Polls were open Tuesday in Lakewood for a special referendum designed to help close the gap in the beleaguered school district’s deficit. Representatives of the town’s mosdos have urged the public to vote against the measure, which would increase taxes across the board, and it is widely thought to have little chance of passing. Should the measure fail, roughly 10,000 public and non-public school students will lose state-funded busing in a month from now.
While there is wide agreement that a solution needs to be found for Lakewood’s funding woes, askanim are in agreement that a tax increase is not the way to go.
“A referendum would only be putting a band-aid on a more serious wound,” Rabbi Avi Schnall, director of Agudath Israel’s New Jersey division, told Hamodia. “All it does is open the door to continuously adding to our tax bill while not making the actual problem any better.”
A letter jointly issued by the Ichud Hamosdos and Lakewood Vaad urged voters to come out against the measure, stressing that tax increases would be permanent, while only saving “courtesy” busing temporarily and ultimately making a small dent in what is now estimated to be a large shortfall.
The measure was proposed by state monitor Michael Azzara in November when it came to the fore that the district’s deficit had climbed to $9.5 million. It has since been estimated to be closer to $12 million. The school board voted against the measure, but its vote was overruled by the monitor and the issue was put up for a public vote.
Immediately in the balance is busing for students who live within two miles of their schools, which accounts for roughly 7,100 non-public students and 2,700 from public schools.

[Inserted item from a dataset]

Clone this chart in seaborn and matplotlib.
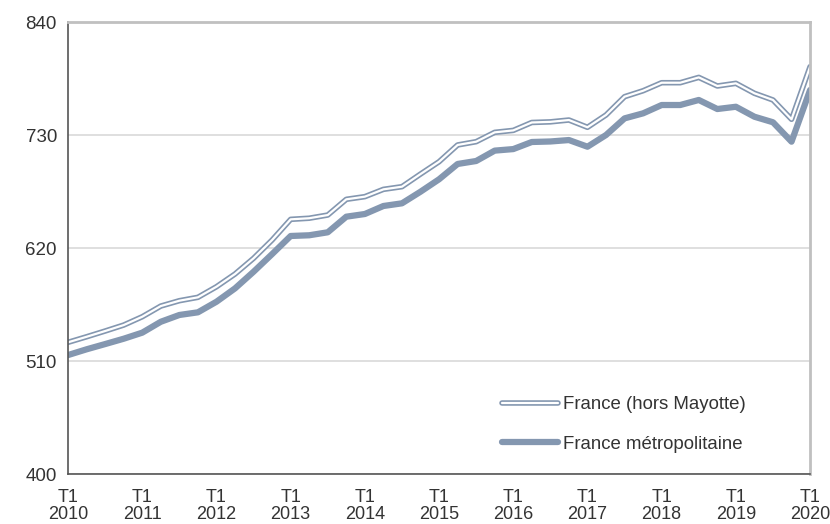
import pandas as pd
import numpy as np
import matplotlib
matplotlib.use("Agg")
import matplotlib.pyplot as plt
import matplotlib.patheffects as pe
from matplotlib.lines import Line2D
import seaborn as sns

# quarterly values, T1 2010 -> T1 2020
quarters = [f"T{q} {y}" for y in range(2010, 2020) for q in range(1, 5)] + ["T1 2020"]
hors_mayotte = [528.2, 533.6, 539.2, 545.0, 553.1, 563.5, 568.7, 572.0, 582.3, 594.7,
                610.0, 627.8, 647.9, 649.0, 652.1, 667.4, 670.0, 677.1, 679.7, 692.0,
                704.0, 720.3, 723.5, 732.6, 734.5, 742.2, 742.8, 744.6, 737.5, 749.5,
                767.3, 773.1, 780.9, 780.9, 786.1, 777.7, 780.3, 770.6, 764.1, 745.3,
                796.5]
metropole = [515.8, 521.4, 526.5, 531.7, 537.6, 548.2, 554.8, 557.4, 567.7, 580.7,
             596.9, 614.1, 631.7, 632.4, 635.3, 650.5, 653.1, 660.9, 663.5, 674.8,
             686.9, 701.8, 704.7, 714.8, 716.3, 723.2, 723.7, 725.1, 718.6, 730.0,
             746.2, 751.1, 759.2, 759.2, 764.1, 755.3, 757.5, 747.8, 742.4, 723.5,
             773.8]
y_ticks = [400, 510, 620, 730, 840]
x_labels = [f"T1\n{y}" for y in range(2010, 2021)]

df = pd.DataFrame({"idx": np.arange(len(quarters)), "quarter": quarters,
                   "hors": hors_mayotte, "metro": metropole})

sns.set_style("white")
plt.rcParams['font.family'] = ['Liberation Sans', 'DejaVu Sans']

color = '#8497B0'
fig = plt.figure(figsize=(8.3, 5.24), dpi=100)
ax = fig.add_axes([0.082, 0.0954, 0.894, 0.8626])

double = [pe.Stroke(linewidth=4.0, foreground=color), pe.Stroke(linewidth=1.6, foreground='white')]
sns.lineplot(data=df, x="idx", y="hors", ax=ax, color='white', linewidth=1.6,
             path_effects=double, legend=False)
sns.lineplot(data=df, x="idx", y="metro", ax=ax, color=color, linewidth=4.5, legend=False)

ax.set_xlim(0, len(quarters) - 1)
ax.set_ylim(400, 840)
ax.set_yticks(y_ticks)
ax.set_xticks(np.arange(0, len(quarters), 4))
ax.set_xticklabels(x_labels, linespacing=1.0)
ax.set_xlabel("")
ax.set_ylabel("")
ax.tick_params(axis='both', labelsize=13.5, colors='#333333', direction='out',
               length=4, width=1, pad=4)
ax.tick_params(axis='x', labelsize=13, length=6, pad=5)
ax.grid(axis='y', color='#d9d9d9', linewidth=1.2)
for s in ['left', 'bottom']:
    ax.spines[s].set_color('#555555')
    ax.spines[s].set_linewidth(1.2)
for s in ['top', 'right']:
    ax.spines[s].set_color('#c0c0c0')
    ax.spines[s].set_linewidth(2)

handles = [Line2D([], [], color='white', linewidth=1.6, path_effects=double),
           Line2D([], [], color=color, linewidth=4.5)]
ax.legend(handles, ["France (hors Mayotte)", "France métropolitaine"],
          loc='lower right', bbox_to_anchor=(0.936, 0.01), frameon=False, fontsize=13.4,
          handlelength=3.0, handletextpad=0.3, labelspacing=1.2, labelcolor='#333333')

fig.savefig("out.png", dpi=100)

Prior to the summer, leaders of mosdos had agreed to a “tiering” program that would have significantly reduced costs and saved the program. However, when bus company bids came in at rates up to 40 percent higher than in previous years, the school’s financial calculations were thrown into chaos.
If passed, the referendum would raise $6.2 million dollars and cost most tax payers $200–$400 yearly.
Rabbi Schnall said that while the actual tax increase may seem small, it sets a dangerous precedent of punishing citizens for the state’s errors and fails to address the issue at hand.
A few years ago, New Jersey “froze” its funding formula, meaning that the amounts given each year have not been adjusted to increased school populations since then. In addition to the rise in non-public school children from the Orthodox community, public school enrollment has increased by 500–600 since the freeze.
While the state has interceded to help certain districts in financial distress, Lakewood’s $90 million tax revenue is viewed by Trenton as sufficient to cover its 5,000 public school students. This does not account for the 25,000 non-public school students who receive financing for busing, special education and a smattering of other services.
“The debt issue can only be addressed if the state corrects the funding formula,” said Rabbi Schnall. “If the problem is to be addressed, they either need to unfreeze the formula or admit that the district serves 30,000 kids.”